I didn’t know exactly what I wanted to do. I didn’t have an exact idea of the resataurant I wanted
to be in, but I knew what I didn’t want. The essence of the restaurant is that it is in constant
change. Evolving. It adapts, it transforms. Every year it’s getting closer to that dream. That idea I
had when I first started.
When I was 14 yrs old, I finished the last part of elementary school, and I was given the option of
what I wanted to do next. I didn’t know what I wanted to do, so I got counselling from the school.
They recommended that I didn’t try to get into university because I wasn’t a good student, instead,
suggested to go into a technical school. My parents enrolled me into Culinary School just by
chance, as I was not interested in food or cooking at the beginning, it was just something to do at
the time. One day whilst looking through some magazines, I saw that chefs were actually were
creating new style of food that was very different from what I was learning at school , which was
definitely not interesting. In the magazine, he saw that these Chefs were able to express the way
they felt or how they understood life through their cooking. This appealed to me. I was hooked. I
believe that you can be a part of the world, express the way you feel and think through cooking.

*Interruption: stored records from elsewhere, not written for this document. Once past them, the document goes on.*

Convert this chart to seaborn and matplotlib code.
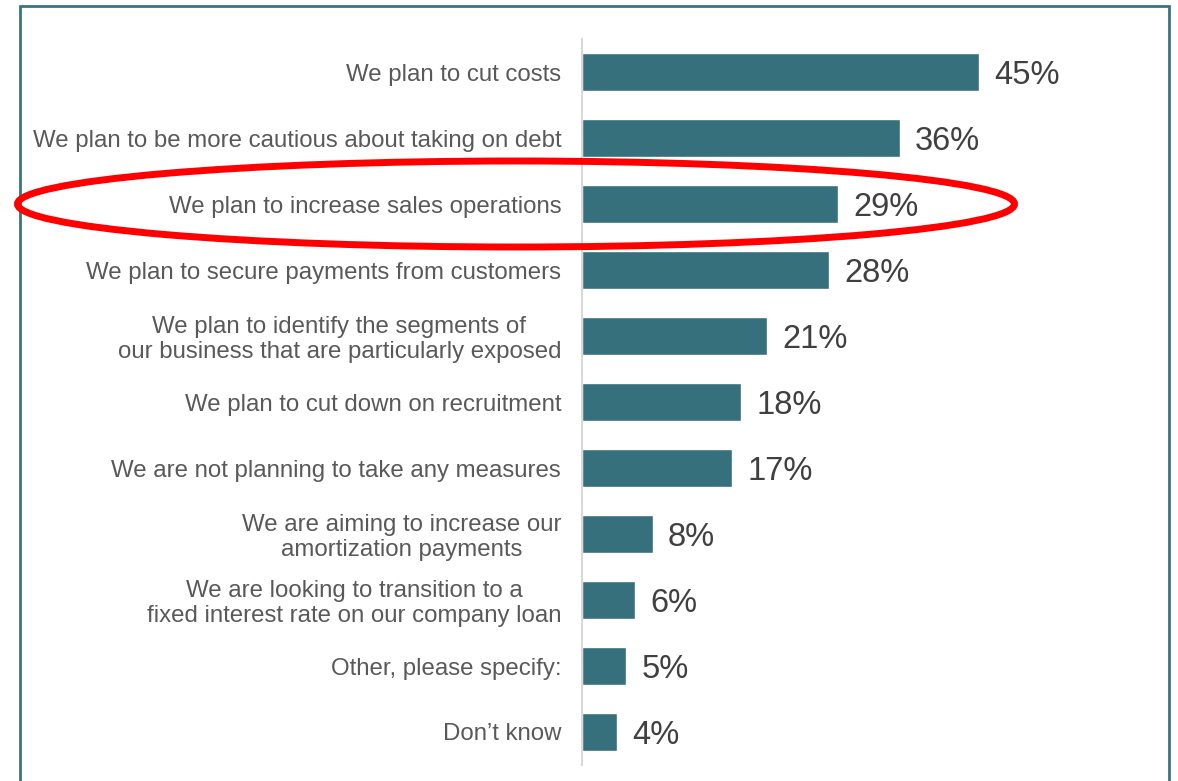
import matplotlib
matplotlib.use("Agg")
import matplotlib.pyplot as plt
from matplotlib.patches import Ellipse, Rectangle
import seaborn as sns
import pandas as pd

# Survey responses: planned measures and share of respondents (%)
measures = [
    "We plan to cut costs",
    "We plan to be more cautious about taking on debt",
    "We plan to increase sales operations",
    "We plan to secure payments from customers",
    "We plan to identify the segments of\nour business that are particularly exposed",
    "We plan to cut down on recruitment",
    "We are not planning to take any measures",
    "We are aiming to increase our\namortization payments",
    "We are looking to transition to a\nfixed interest rate on our company loan",
    "Other, please specify:",
    "Don\u2019t know",
]
shares = [45, 36, 29, 28, 21, 18, 17, 8, 6, 5, 4]
value_labels = [f"{v}%" for v in shares]

df = pd.DataFrame({"measure": measures, "share": shares})

sns.set_theme(style="white")
plt.rcParams["font.family"] = ["Liberation Sans", "DejaVu Sans"]

W, H = 1178, 781
fig = plt.figure(figsize=(W / 100, H / 100), dpi=100)
fig.patch.set_facecolor("white")

ax_left = 582 / W
ax_bottom = 1 - 765 / H
ax_top = 1 - 39 / H
ax = fig.add_axes([ax_left, ax_bottom, 1 - ax_left - 0.06, ax_top - ax_bottom])

bar_color = "#36707c"
sns.barplot(data=df, x="share", y="measure", orient="h", color=bar_color,
            width=0.58, saturation=1, ax=ax)

ax.set_xlim(0, 59.5)
ax.set_ylim(len(measures) - 0.5, -0.5)
ax.set_xlabel("")
ax.set_ylabel("")
ax.set_xticks([])
ax.tick_params(axis="y", length=0, pad=15)
for lbl in ax.get_yticklabels():
    lbl.set_fontsize(17.3)
    lbl.set_color("#595959")
    lbl.set_multialignment("center")
    lbl.set_linespacing(1.12)

for side in ["top", "right", "bottom"]:
    ax.spines[side].set_visible(False)
ax.spines["left"].set_color("#d9d9d9")
ax.spines["left"].set_linewidth(1.5)

for i, (v, txt) in enumerate(zip(shares, value_labels)):
    ax.annotate(txt, xy=(v, i), xytext=(11, -2.5), textcoords="offset points",
                ha="left", va="center", fontsize=23.5, color="#404040")

# Frame around the chart
frame = Rectangle((20 / W, -0.05), (1169 - 20) / W, 1 - 6 / H + 0.05,
                  transform=fig.transFigure, fill=False,
                  edgecolor="#3a7480", linewidth=2, clip_on=False)
fig.patches.append(frame)

# Highlight around the sales operations row
highlight = Ellipse((516 / W, 1 - 204 / H), 997 / W, 86 / H,
                    transform=fig.transFigure, fill=False,
                    edgecolor="#ff0000", linewidth=5, zorder=10)
fig.patches.append(highlight)

fig.savefig("out.png", dpi=100, facecolor="white")
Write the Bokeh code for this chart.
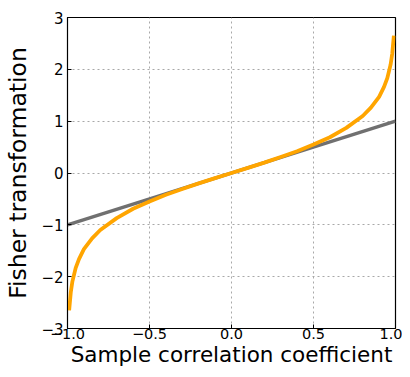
from bokeh.plotting import figure
from bokeh.models import FixedTicker, CustomJSTickFormatter, Range1d
from bokeh.embed import file_html
from bokeh.resources import INLINE

# Sample correlation coefficient (r) and Fisher transformation values
r_vals = [-0.99, -0.98, -0.97, -0.95, -0.93, -0.90, -0.85, -0.80, -0.70, -0.60,
          -0.50, -0.40, -0.30, -0.20, -0.10, 0.0, 0.10, 0.20, 0.30, 0.40,
          0.50, 0.60, 0.70, 0.80, 0.85, 0.90, 0.93, 0.95, 0.97, 0.98, 0.99]
fisher_vals = [-2.65, -2.30, -2.09, -1.83, -1.66, -1.47, -1.26, -1.10, -0.87, -0.69,
               -0.55, -0.42, -0.31, -0.20, -0.10, 0.0, 0.10, 0.20, 0.31, 0.42,
               0.55, 0.69, 0.87, 1.10, 1.26, 1.47, 1.66, 1.83, 2.09, 2.30, 2.65]
identity_x = [-1.0, 1.0]
identity_y = [-1.0, 1.0]
x_ticks = [-1.0, -0.5, 0.0, 0.5, 1.0]
y_ticks = [-3, -2, -1, 0, 1, 2, 3]

FONT = "DejaVu Sans"

p = figure(width=402, height=369, output_backend="svg", toolbar_location=None,
           x_range=Range1d(-1, 1), y_range=Range1d(-3, 3),
           min_border_left=67, min_border_right=7, min_border_top=17, min_border_bottom=41)
p.background_fill_color = "white"
p.border_fill_color = "white"
p.outline_line_color = "black"
p.outline_line_width = 1.2
p.outline_line_alpha = 1

p.line(identity_x, identity_y, line_color="#707070", line_width=3.5)
p.line(r_vals, fisher_vals, line_color="#FFA500", line_width=3.8)

fmt_x = CustomJSTickFormatter(code="return tick.toFixed(1).replace('-', '\u2212');")
fmt_y = CustomJSTickFormatter(code="return tick.toFixed(0).replace('-', '\u2212');")

p.xaxis.ticker = FixedTicker(ticks=x_ticks)
p.yaxis.ticker = FixedTicker(ticks=y_ticks)
p.xaxis.formatter = fmt_x
p.yaxis.formatter = fmt_y

for ax in (p.xaxis[0], p.yaxis[0]):
    ax.major_label_text_font = FONT
    ax.major_label_text_color = "black"
    ax.axis_label_text_font = FONT
    ax.axis_label_text_font_style = "normal"
    ax.axis_label_text_color = "black"
    ax.axis_line_color = "black"
    ax.major_tick_line_color = "black"
    ax.major_tick_in = 4
    ax.major_tick_out = 0
    ax.minor_tick_line_color = None

p.xaxis.major_label_text_font_size = "14.5px"
p.yaxis.major_label_text_font_size = "15px"
p.xaxis.axis_label = "Sample correlation coefficient"
p.yaxis.axis_label = "Fisher transformation"
p.xaxis.axis_label_text_font_size = "21.5px"
p.yaxis.axis_label_text_font_size = "23.5px"
p.xaxis.major_label_standoff = 0
p.yaxis.major_label_standoff = 4
p.xaxis.axis_label_standoff = 0
p.yaxis.axis_label_standoff = 6

p.grid.grid_line_color = "#a8a8a8"
p.grid.grid_line_dash = "2 3"
p.grid.grid_line_width = 1

open("out.html", "w").write(file_html(p, INLINE))
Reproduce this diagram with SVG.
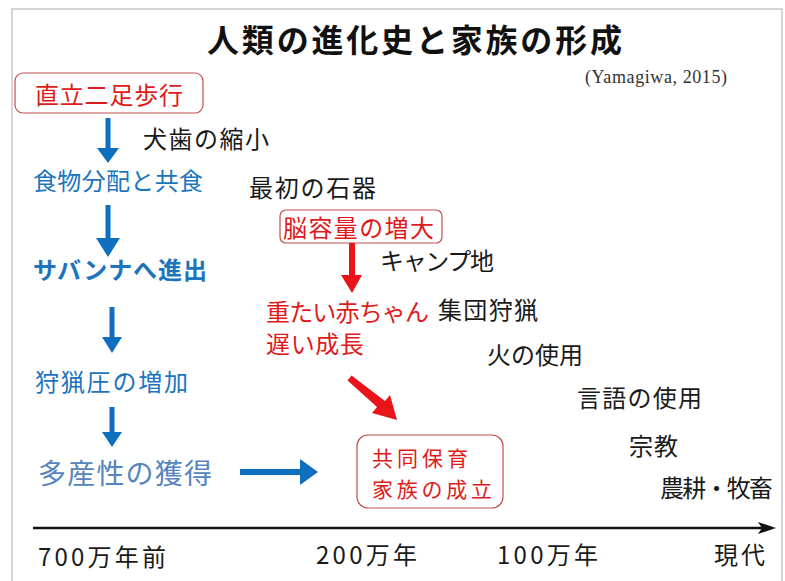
<svg xmlns="http://www.w3.org/2000/svg" width="785" height="581" viewBox="0 0 785 581">
<style>
text{font-family:"Noto Sans CJK JP","Noto Sans",sans-serif;font-size:24px}
.blk{fill:#1a1a1a}
.blu{fill:#1c74be}
.lblu{fill:#5584c0;font-size:28px}
.red{fill:#e01a1a}
.box{fill:#fff;stroke:#c0504d;stroke-width:1.2}
.ba{fill:#0e6fbf}
.ra{fill:#e8141a}
.ttl{font-size:32px;font-weight:bold;fill:#111}
.fam{font-size:21px}
</style>
<rect x="0" y="0" width="785" height="581" fill="#fff"/>
<path d="M12,590 V9 H782 V590" fill="none" stroke="#c8c8c8" stroke-width="1.5"/>
<g id="title"><text class="ttl" x="207" y="52" textLength="415">人類の進化史と家族の形成</text></g>
<g id="cite"><text x="585" y="83" style="font-family:'Liberation Serif',serif;font-size:18px" fill="#333" textLength="142">(Yamagiwa, 2015)</text></g>

<g id="n-bipedal"><rect class="box" x="15" y="73" width="188" height="40" rx="8"/><text class="red" x="35" y="104" textLength="148">直立二足歩行</text></g>
<g id="n-canine"><text class="blk" x="143" y="148" textLength="126">犬歯の縮小</text></g>
<g id="n-food"><text class="blu" x="33" y="190" textLength="170">食物分配と共食</text></g>
<g id="n-stone"><text class="blk" x="249" y="197" textLength="127">最初の石器</text></g>
<g id="n-brain"><rect class="box" x="280" y="210" width="162" height="33" rx="6"/><text class="red" x="283" y="237" textLength="151">脳容量の増大</text></g>
<g id="n-camp"><text class="blk" x="380" y="270" textLength="114">キャンプ地</text></g>
<g id="n-savanna"><text class="blu" x="33" y="279" font-weight="bold" textLength="174">サバンナへ進出</text></g>
<g id="n-baby"><text class="red" x="266" y="321" textLength="163">重たい赤ちゃん</text><text class="red" x="266" y="353" textLength="98">遅い成長</text></g>
<g id="n-grouphunt"><text class="blk" x="438" y="319" textLength="100">集団狩猟</text></g>
<g id="n-fire"><text class="blk" x="487" y="364" textLength="96">火の使用</text></g>
<g id="n-hunt"><text class="blu" x="35" y="391" textLength="153">狩猟圧の増加</text></g>
<g id="n-lang"><text class="blk" x="577" y="407" textLength="125">言語の使用</text></g>
<g id="n-religion"><text class="blk" x="629" y="455" textLength="49">宗教</text></g>
<g id="n-fert"><text class="lblu" x="38" y="484" textLength="174">多産性の獲得</text></g>
<g id="n-family"><rect class="box" x="357" y="435" width="146" height="73" rx="11"/><text class="red fam" x="372" y="466" textLength="96">共同保育</text><text class="red fam" x="372" y="497" textLength="120">家族の成立</text></g>
<g id="n-agri"><text class="blk" x="660" y="497" textLength="113">農耕・牧畜</text></g>

<g id="connectors">
<path class="ba" d="M105.5,118 H110.5 V148 H119 L108,163 L97,148 H105.5 Z"/>
<path class="ba" d="M105.5,205 H110.5 V238 H120 L108,257 L96,238 H105.5 Z"/>
<path class="ba" d="M109.5,307 H114.5 V337 H122 L112,353 L102,337 H109.5 Z"/>
<path class="ba" d="M109.5,407 H114.5 V432 H122 L112,447 L102,432 H109.5 Z"/>
<path class="ba" d="M240,469 H300 V459 L318,472 L300,485 V475 H240 Z"/>
<path class="ra" d="M349,243 H355 V275 H362 L352,293 L341,275 H349 Z"/>
<path class="ra" d="M347.5,380.5 L351.5,375.5 L385,401 L390,395 L397,420 L372,413 L377,407 Z"/>
<line x1="33" y1="528" x2="764" y2="528" stroke="#111" stroke-width="2.5"/>
<path d="M758,522 L776,528 L758,534 L762,528 Z" fill="#111"/>
</g>

<g id="axis-labels">
<text class="blk" x="38" y="566" textLength="128">700万年前</text>
<text class="blk" x="316" y="564" textLength="101">200万年</text>
<text class="blk" x="497" y="564" textLength="101">100万年</text>
<text class="blk" x="714" y="564" textLength="51">現代</text>
</g>
</svg>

I have great respect for science, for art , the reason for staying with cooking is very simple. You can
take a part of science, you can take a part of art, but you must be truthful and begin an exercise in
honesty. Honesty meaning you are good at what you are. I’m good at cooking, I’m good at
expressing, I’m good at showing emotions through food. If science as a means is helpful to achieve
that end, I will use it, respectfully and thoughtfully. If art is a way to do this, people who find it a
even artistic, some more than others. But it’s not pure art. It’s just a means to that end. I try to
stay focussed on what I do, because what I do is not only cooking, but provides stimulation for
the people who come here as guests. So this is what we do best. Farming and cooking. We create
this moment where you get stimulated.
One of my early idols was Michel Bras . Michel Bras was my reference , not THE reference, but one
of them, because the kind of cooking he was making, the plates he was creating, his creativity, his
way of thinking, was completely different from what was going on elsewhere, and, because he
was honest. He was not , by any chance, one of the best chefs in the world by then, he was just
different, and he didn’t care, he believed in what he was doing, and I could see the honesty in his
work. I saw passion through what he was doing. I saw a reflection of his personality through the
food he was creating. I respected that. I know that in this profession, there is a lot of suffering on
the way to become an important chef and to be recognised. The liberty or the freedom to create
the food that you want to must be earned. And the way to get there is very hard. I know a lot of
chefs who are experiencing extreme difficulty because the market doesn’t understand what they
are doing. I think of Michel Bras as a pioneer and a person who was born ahead of his time. I
know that many of the chefs who are currently misunderstood, will be studied ten years from
now. Currently, they are out of context.
I admire and learnt many things from everyone I worked for, because you learn from what you
like and you learn from what you do not like – learn, what not to do. Within these environments, I
felt great respect for Pedro Subijana, from Akelarre, Juan-Marie Arzak, from Arzak restaurant, I
learnt a lot from them, but I’m very aware that the Mugaritz of today is a consequence and a result
of my experience in 1983 and 84 at El Bulli with Ferran Adria. I remember that back then El Bulli
was not a popular restaurant, not by peoples liking, but the credibility it had , people did not
believe in the food that was being done. Regardless, Ferran Adria was committed to what he was
doing, he had very clear ideas of what he wanted to be, he was committed to his guests,
everything was about quality, about great produce and the manning level was great, if I had not
lived this experience, I’m not sure if I would have been possible to endure the first 8 years of
Mugaritz because they were really tough.
It was very difficult when we started, We had large numbers of critics who wrote the food was
plain, food was simple, people were saying that it was flat, there were no flavours, it was nothing.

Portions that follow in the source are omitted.